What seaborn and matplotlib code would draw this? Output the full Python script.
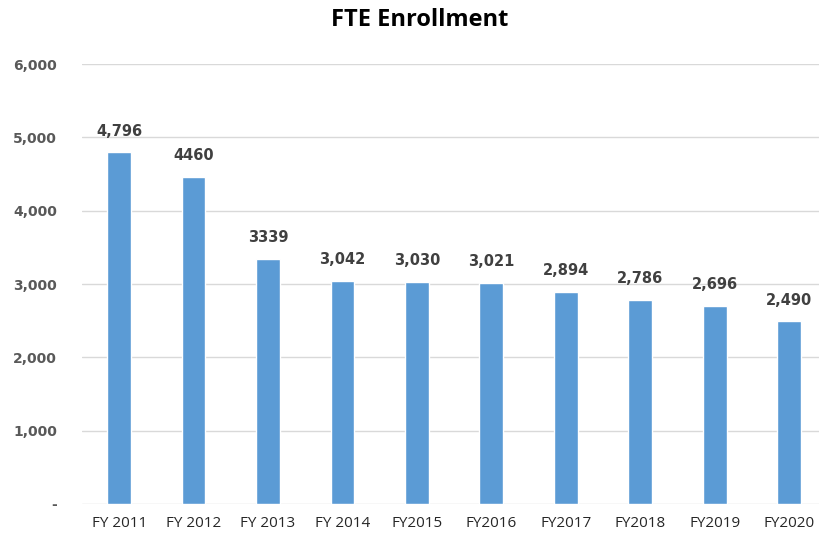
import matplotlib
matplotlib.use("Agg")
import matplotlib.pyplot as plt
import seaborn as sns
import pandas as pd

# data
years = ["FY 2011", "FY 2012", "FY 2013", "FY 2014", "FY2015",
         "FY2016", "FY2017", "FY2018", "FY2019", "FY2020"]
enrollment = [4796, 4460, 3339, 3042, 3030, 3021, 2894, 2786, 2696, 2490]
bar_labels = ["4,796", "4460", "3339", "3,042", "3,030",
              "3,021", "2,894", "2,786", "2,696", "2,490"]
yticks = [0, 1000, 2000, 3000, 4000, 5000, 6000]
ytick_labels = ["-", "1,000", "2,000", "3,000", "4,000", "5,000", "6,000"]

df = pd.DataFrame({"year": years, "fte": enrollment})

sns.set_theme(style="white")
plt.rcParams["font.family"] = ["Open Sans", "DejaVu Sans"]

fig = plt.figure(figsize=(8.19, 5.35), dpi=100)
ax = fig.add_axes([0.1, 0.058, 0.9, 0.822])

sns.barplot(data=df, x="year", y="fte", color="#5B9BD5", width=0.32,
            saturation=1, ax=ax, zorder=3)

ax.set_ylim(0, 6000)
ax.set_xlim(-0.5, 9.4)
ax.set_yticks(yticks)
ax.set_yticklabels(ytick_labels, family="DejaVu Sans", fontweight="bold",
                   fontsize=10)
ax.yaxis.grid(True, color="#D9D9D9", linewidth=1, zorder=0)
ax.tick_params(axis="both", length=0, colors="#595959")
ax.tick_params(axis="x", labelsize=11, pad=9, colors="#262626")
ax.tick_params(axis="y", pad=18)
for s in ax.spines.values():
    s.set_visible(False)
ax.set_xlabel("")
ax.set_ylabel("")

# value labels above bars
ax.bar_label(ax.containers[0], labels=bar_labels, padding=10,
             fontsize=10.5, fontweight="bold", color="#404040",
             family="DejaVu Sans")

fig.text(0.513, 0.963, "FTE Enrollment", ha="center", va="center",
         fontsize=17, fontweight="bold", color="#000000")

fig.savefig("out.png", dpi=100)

■ ■ ■

[Direction]
Reproduce each line exactly, please, except for any pictures.

[Answer to the task]
What seaborn and matplotlib code would draw this? Output the full Python script.
import matplotlib
matplotlib.use("Agg")
import matplotlib.pyplot as plt
import seaborn as sns
import pandas as pd

# data
years = ["FY 2011", "FY 2012", "FY 2013", "FY 2014", "FY2015",
         "FY2016", "FY2017", "FY2018", "FY2019", "FY2020"]
enrollment = [4796, 4460, 3339, 3042, 3030, 3021, 2894, 2786, 2696, 2490]
bar_labels = ["4,796", "4460", "3339", "3,042", "3,030",
              "3,021", "2,894", "2,786", "2,696", "2,490"]
yticks = [0, 1000, 2000, 3000, 4000, 5000, 6000]
ytick_labels = ["-", "1,000", "2,000", "3,000", "4,000", "5,000", "6,000"]

df = pd.DataFrame({"year": years, "fte": enrollment})

sns.set_theme(style="white")
plt.rcParams["font.family"] = ["Open Sans", "DejaVu Sans"]

fig = plt.figure(figsize=(8.19, 5.35), dpi=100)
ax = fig.add_axes([0.1, 0.058, 0.9, 0.822])

sns.barplot(data=df, x="year", y="fte", color="#5B9BD5", width=0.32,
            saturation=1, ax=ax, zorder=3)

ax.set_ylim(0, 6000)
ax.set_xlim(-0.5, 9.4)
ax.set_yticks(yticks)
ax.set_yticklabels(ytick_labels, family="DejaVu Sans", fontweight="bold",
                   fontsize=10)
ax.yaxis.grid(True, color="#D9D9D9", linewidth=1, zorder=0)
ax.tick_params(axis="both", length=0, colors="#595959")
ax.tick_params(axis="x", labelsize=11, pad=9, colors="#262626")
ax.tick_params(axis="y", pad=18)
for s in ax.spines.values():
    s.set_visible(False)
ax.set_xlabel("")
ax.set_ylabel("")

# value labels above bars
ax.bar_label(ax.containers[0], labels=bar_labels, padding=10,
             fontsize=10.5, fontweight="bold", color="#404040",
             family="DejaVu Sans")

fig.text(0.513, 0.963, "FTE Enrollment", ha="center", va="center",
         fontsize=17, fontweight="bold", color="#000000")

fig.savefig("out.png", dpi=100)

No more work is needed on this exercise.